Trust tends to radiate thru social networks. Knowledge that a person has behaved in a trustworthy manner toward someone else is typically a good indication that the person will behave in the same manner to you. Reinforcing this dynamic is a coercive force. Mutual awareness of shared acquaintances forms restrictions upon social behavior. The threat of knowledge of wrong doing being made known thru the social network serves as a deterrent of wrongdoing.

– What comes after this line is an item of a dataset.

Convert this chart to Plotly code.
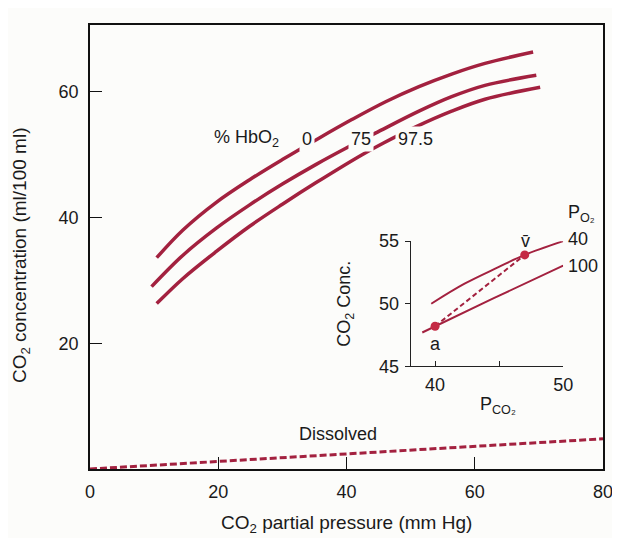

Most crimes are crimes of opportunity. The common criminal is not someone who seeks out crimes to commit; rather the common criminal is someone who has encountered an opportunity and taken it. As with any risky undertaking, the utility of committing a crime can be determined by comparing the potential reward to the potential likeliness of consequences, and their associated severity. Which bit of information would serve as a more effective deterrent to murder? Knowing that all murderers are executed, or knowing that all murderers are caught?
The state of generalized distrust has a positive feedback loop built in. Distrust results in a failure to interact. Failure to interact means there are no situations in which trustworthiness can be evaluated, perpetuating the state of distrust. With no such situations, people remain strangers outside the social network. Strangers outside the social network are not subject to the coercive pressure of the social network because there is less chance of evidence or narrative of wrongdoing filtering back to the wrongdoers own social network. Thus, the disincentive for crime, the risk of being “caught”, of experiencing negative social sanction, acts much less strongly in a fragmented network, and a larger number of opportunities are judged to be “worth it”.
I do not mean to take the Confucian-Legalist line and say that all people are criminals, constrained only through the action of the state. Most people, when confronted with a moral quandary, will act morally. The problem lies in the way that people frame criminal opportunities. Anything that is a “victim-less crime”, or seems to impart only minor harm upon the victim does not seem to “trigger” a moral quandary. If people are able to frame an opportunity in a manner that it is not a moral issue, and instead merely becomes a imposition, a transgression merely against courtesy, (when stealing bandwidth over a wireless network) or a clever solution which lies within the formal rules (such as is the case in many accounting scandals), then it can be justified as non-criminal. When the judgment of others upon the action within the social network is not considered, it becomes much easier for personal sophistry to justify taking a criminal opportunity.
Protecting the privacy of criminals, especially within a criminal’s personal social network, is counter-productive. Unless information about wrong-doing is shared within a communal network, the exercise of community sanction (and its related ostracism) cannot occur, and the deterrent effect of the example of punishment is lost.
References
Putnam, Robert: Bowling Alone
Kunstler, Howard: The Geography of Nowhere.